Persecuted at home, denied asylum in South Korea: the Egyptians with nowhere to go
In December 2012 Abdelrahman Zaid became one of the thousands of civilians to be incarcerated in Mubarak’s sweep to end the Arab Spring. At the time of his arrest he was holding documents to say he was a Palestinian refugee due to his father’s origin and the media used this to depict him as a foreigner who had come to Egypt to make trouble. He was sentenced to five years in prison and left Egypt in six days.
As he searched for somewhere to go Abdelrahman found that unlike the US and Europe South Korea offered Egyptians visa-free travel. He had the impression that South Korea was “a nice country with a good economy” and on top of this, in 1994 it had become a signatory of the UN refugee convention. He landed in Seoul on 4 April 2016.
In total, since South Korea joined the treaty, 3,244 Egyptians have made the same decision and applied for asylum in the country, which makes them the third largest nationality in terms of volume of applications. However, as Abdelrahman was soon to find out, South Korea might be easy to get to but it has a history of intimidation, animosity and discrimination towards refugees, particularly if you are Muslim.
It took more than ten months for Abdelrahman to be invited for his first interview; once inside he was asked absurd questions about his parents’ separation and his own divorce. In the end he was rejected for a handful of reasons, including suspicion that he had entered into a sham marriage. He appealed over a year ago and is yet to receive a reply.
Abdelrahman is not the first Egyptian to complain of such treatment. In the summer an Egyptian asylum seeker complained that the Korean translation of his interview at the immigration office was not true to his word – though he had escaped political oppression at home, the transcript stated that he did not fear persecution.
In general, there is a lack of highly qualified Arabic speakers in South Korea, which means vital details in the stories are regularly omitted. Other times interviews are translated falsely or simply made up by the immigration officer or interpreter though this is hard to prove as many of the conversations are not recorded.

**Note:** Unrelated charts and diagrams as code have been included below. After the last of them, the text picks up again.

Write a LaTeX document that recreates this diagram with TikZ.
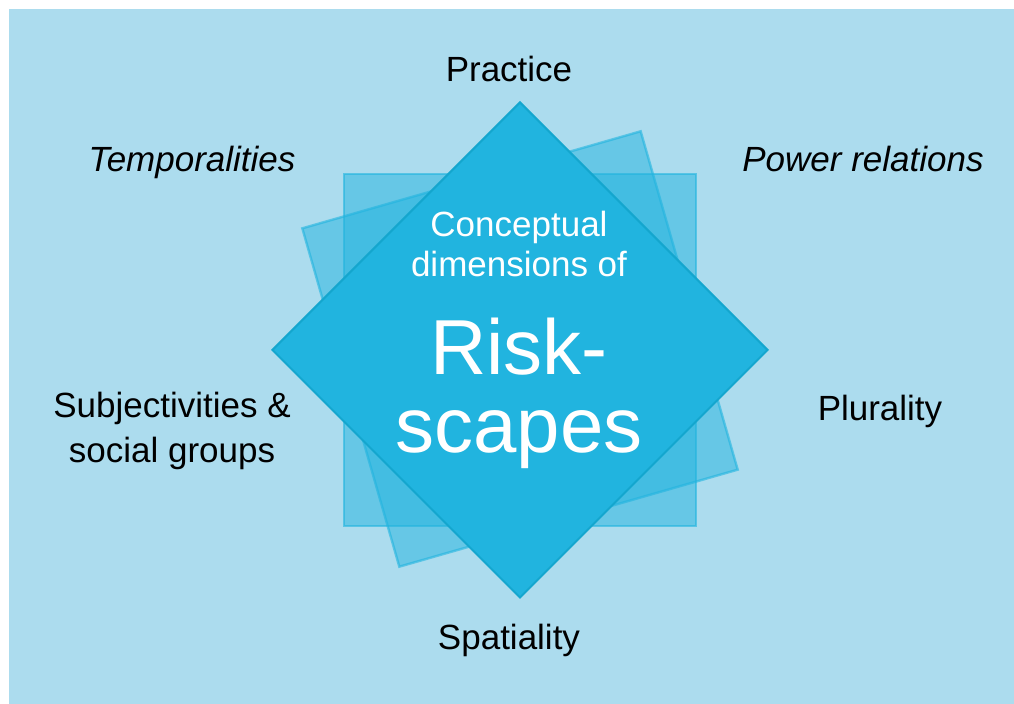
\documentclass[tikz,border=0pt]{standalone}
\usepackage{fontspec}
\setmainfont{Liberation Sans}
\usetikzlibrary{shapes.geometric}

\definecolor{bgblue}{RGB}{172,220,238}
\definecolor{riskblue}{RGB}{33,180,223}
\definecolor{riskedge}{RGB}{20,166,206}

\begin{document}
\begin{tikzpicture}[x=0.5pt, y=-0.5pt,
  dim/.style={font=\fontsize{17.5}{22.5}\selectfont, align=center, anchor=base},
  panel/.style={rectangle, fill=riskblue, fill opacity=0.5, draw=riskblue,
                draw opacity=0.6, line width=1.2pt, minimum size=176pt, inner sep=0pt}
]
\useasboundingbox (0,0) rectangle (1014,704);
\fill[bgblue] (9,9) rectangle (1014,704);

% overlapping squares behind the diamond
\node[panel] (flat) at (520,350) {};
\node[panel, rotate=16] (tilted) at (520,349) {};
\node[diamond, aspect=1, minimum width=248pt, minimum height=248pt, inner sep=0pt,
      fill=riskblue, draw=riskedge, line width=1pt] (core) at (520,350) {};

% centre text (base = last line)
\node[dim, text=white, font=\fontsize{17.5}{20}\selectfont] (concept) at (519,277) {Conceptual\\dimensions of};
\node[dim, text=white, font=\fontsize{39}{39}\selectfont] (risk) at (519,453) {Risk-\\scapes};

% dimensions around
\node[dim] (practice) at (509,82)  {Practice};
\node[dim] (temporal) at (192,172) {\textit{Temporalities}};
\node[dim] (power)    at (863,172) {\textit{Power relations}};
\node[dim] (subject)  at (172,463) {Subjectivities \&\\social groups};
\node[dim] (plural)   at (880,421) {Plurality};
\node[dim] (spatial)  at (509,650) {Spatiality};
\end{tikzpicture}
\end{document}
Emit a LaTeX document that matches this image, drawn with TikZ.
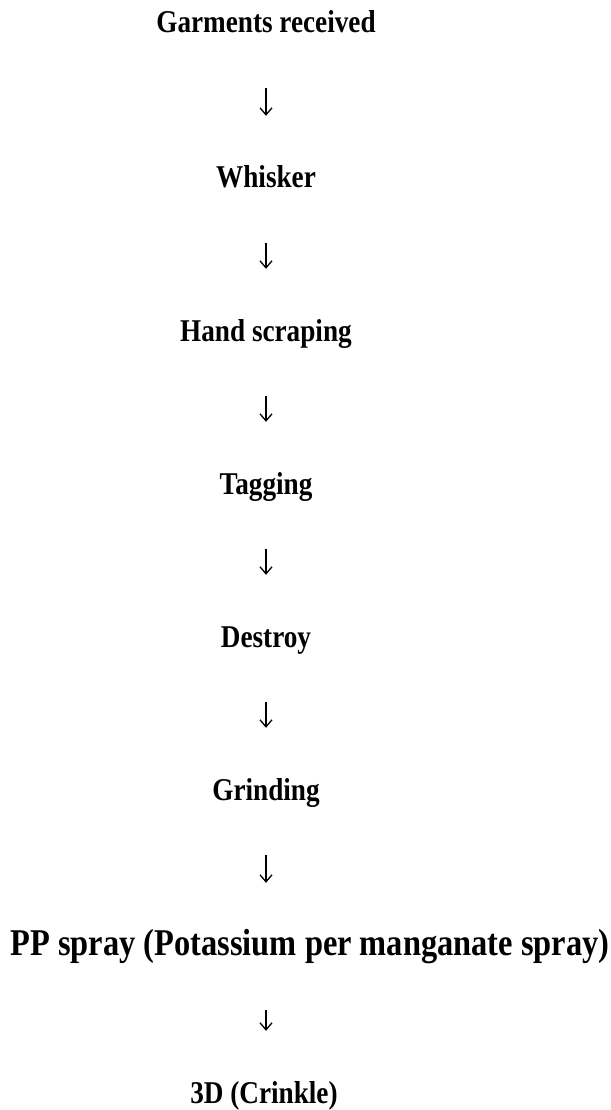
\documentclass[tikz,border=0pt]{standalone}
\usepackage{fontspec}
\setmainfont{Liberation Serif}
\newfontfamily\condserif[FakeStretch=0.858]{Liberation Serif}
\usetikzlibrary{arrows.meta}
\tikzset{
  stepnode/.style={font=\condserif\fontsize{31.7}{38}\selectfont\bfseries, inner sep=0pt, anchor=base, text height=21pt, text depth=7pt},
  bigstep/.style={stepnode, font=\condserif\fontsize{37.8}{44}\selectfont\bfseries},
  flowarrow/.style={line width=1.3pt, -{Straight Barb[length=7pt,width=12pt,line width=1.3pt]}, shorten <=48pt, shorten >=51pt}
}
\begin{document}
\begin{tikzpicture}[x=1pt,y=-1pt]
\useasboundingbox (0,0) rectangle (610,1110);
\node[stepnode] (gr) at (266,33) {Garments received};
\node[stepnode] (wh) at (266,188) {Whisker};
\node[stepnode] (hs) at (266,341) {Hand scraping};
\node[stepnode] (tg) at (266,494) {Tagging};
\node[stepnode] (de) at (266,647) {Destroy};
\node[stepnode] (gd) at (266,800) {Grinding};
\node[bigstep] (pp) at (310,955) {PP spray (Potassium per manganate spray)};
\node[stepnode] (dd) at (264,1103) {3D (Crinkle)};
\draw[flowarrow] (gr.south) -- (wh.north);
\draw[flowarrow] (wh.south) -- (hs.north);
\draw[flowarrow] (hs.south) -- (tg.north);
\draw[flowarrow] (tg.south) -- (de.north);
\draw[flowarrow] (de.south) -- (gd.north);
\draw[flowarrow] (gd.south) -- (gd.south |- pp.north);
\draw[flowarrow] (pp.south -| gd.south) -- (dd.north -| gd.south);
\end{tikzpicture}
\end{document}
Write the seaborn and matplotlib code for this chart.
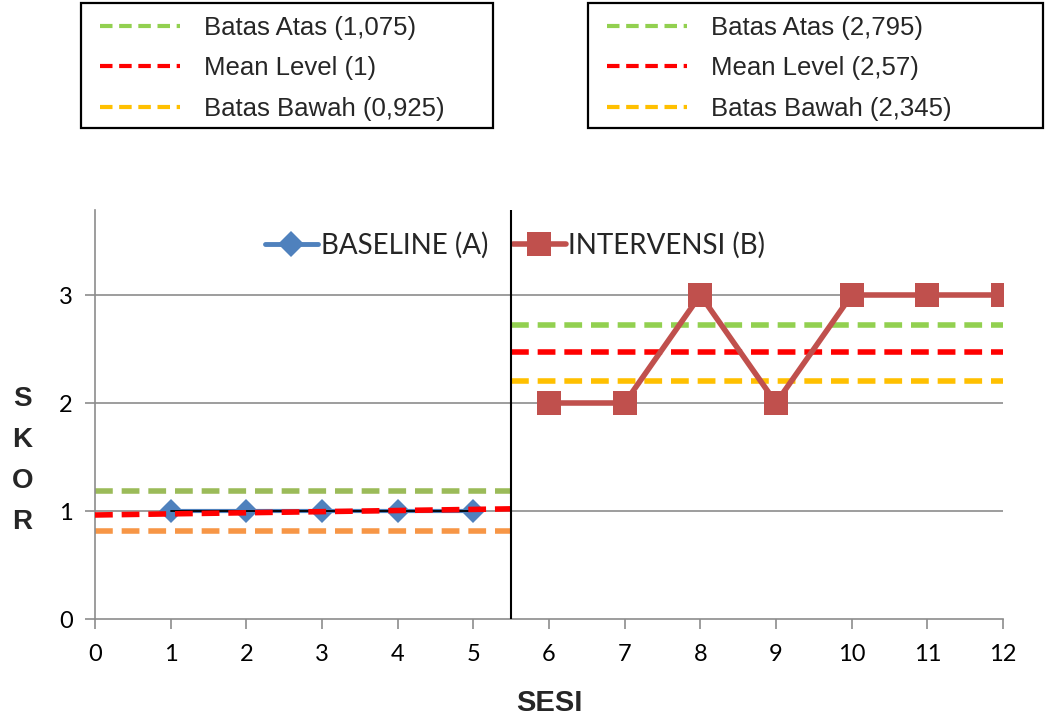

Less than one per cent of refugees are accepted in South Korea, and even then the majority of these are approved by the courts and not the immigration office. The first non-Korean to be accepted was an Ethiopian and that wasn’t until 2001.
“There is systematic manipulation here in Korea,” says Abdelrahman. “South Korea don’t welcome refugees at all.”
This is not just a top-down approach. Abdelrahman has received abuse and racist messages, as have many of his friends. One was assaulted in the street yet even this has not mobilised the government.
“Until now the Ministry of Justice did nothing, as if they are happy with that, as if this is the new idea to solve the refugee problem – leaving them to the people, leaving people to be assaulted and to be killed one day. We are afraid,” he says.
Between January and May the arrival of over 550 Yemeni refugees to the popular tourist destination of Jeju Island off the southern coast of South Korea gained significant attention after a petition was submitted to the presidential website asking that the government abolish or at least amend its visa-free policy. The signatories exceeded 700,000.
In response the government agreed to make its refugee policy even stricter, hiring more personnel to sift through the applications and spot potential terrorists or perpetrators of violent crime. In May Yemen was struck off the list of visa-free countries.
In 2016 reports surfaced of 28 Syrian refugees who were kept in overcrowded, windowless rooms at Incheon Airport for eight months, rather than allowing them into the country to apply for refugee status.
Syrians report working with no health insurance and being forced to live on humanitarian visas, which limits their ability to find work, access healthcare and have family members join them. It’s a far cry from South Korea’s obligations as a signatory of the refugee convention which stipulates the rights of refugees should be respected and protected.
Abdelrahman is from a prosperous family in Egypt. He himself was a vet and his sisters are bank managers. Like other asylum seekers in the country his family are desperate to hear news that he is safe.
“I had a very good life in Egypt. When I came to Korea I had to come [but now I’ve] wasted too much money, I suffered a hard life here in Korea and until now I cannot even see any kind of stability [in my life], even in the future.”
"The Korean government are really irresponsible," he says. "They are wasting our lives as if it was nothing."
Out of desperation from two and a half years in the country in limbo over their status, in mid-August Abdelrahman and his Egyptian friend – whose wife has just given birth to their first son –– began a hunger strike outside the Presidential Blue House, calling on the government to speed up the process of recognition for all asylum seekers.
“Someone has to do something, that’s why I started this hunger strike. I feel very weak but I try to be strong,” he says.
Abdelrahman’s strike has attracted considerable media attention to the point that he has become something of a mini celebrity in the country. Not everyone in Korea is against asylum seekers – a poll published this year said 49.1 per cent are opposed whilst 39 per cent support refugees. The government, however, has yet to take any meaningful action.
“We hope that they respond soon before we die here,” says Abdelrahman.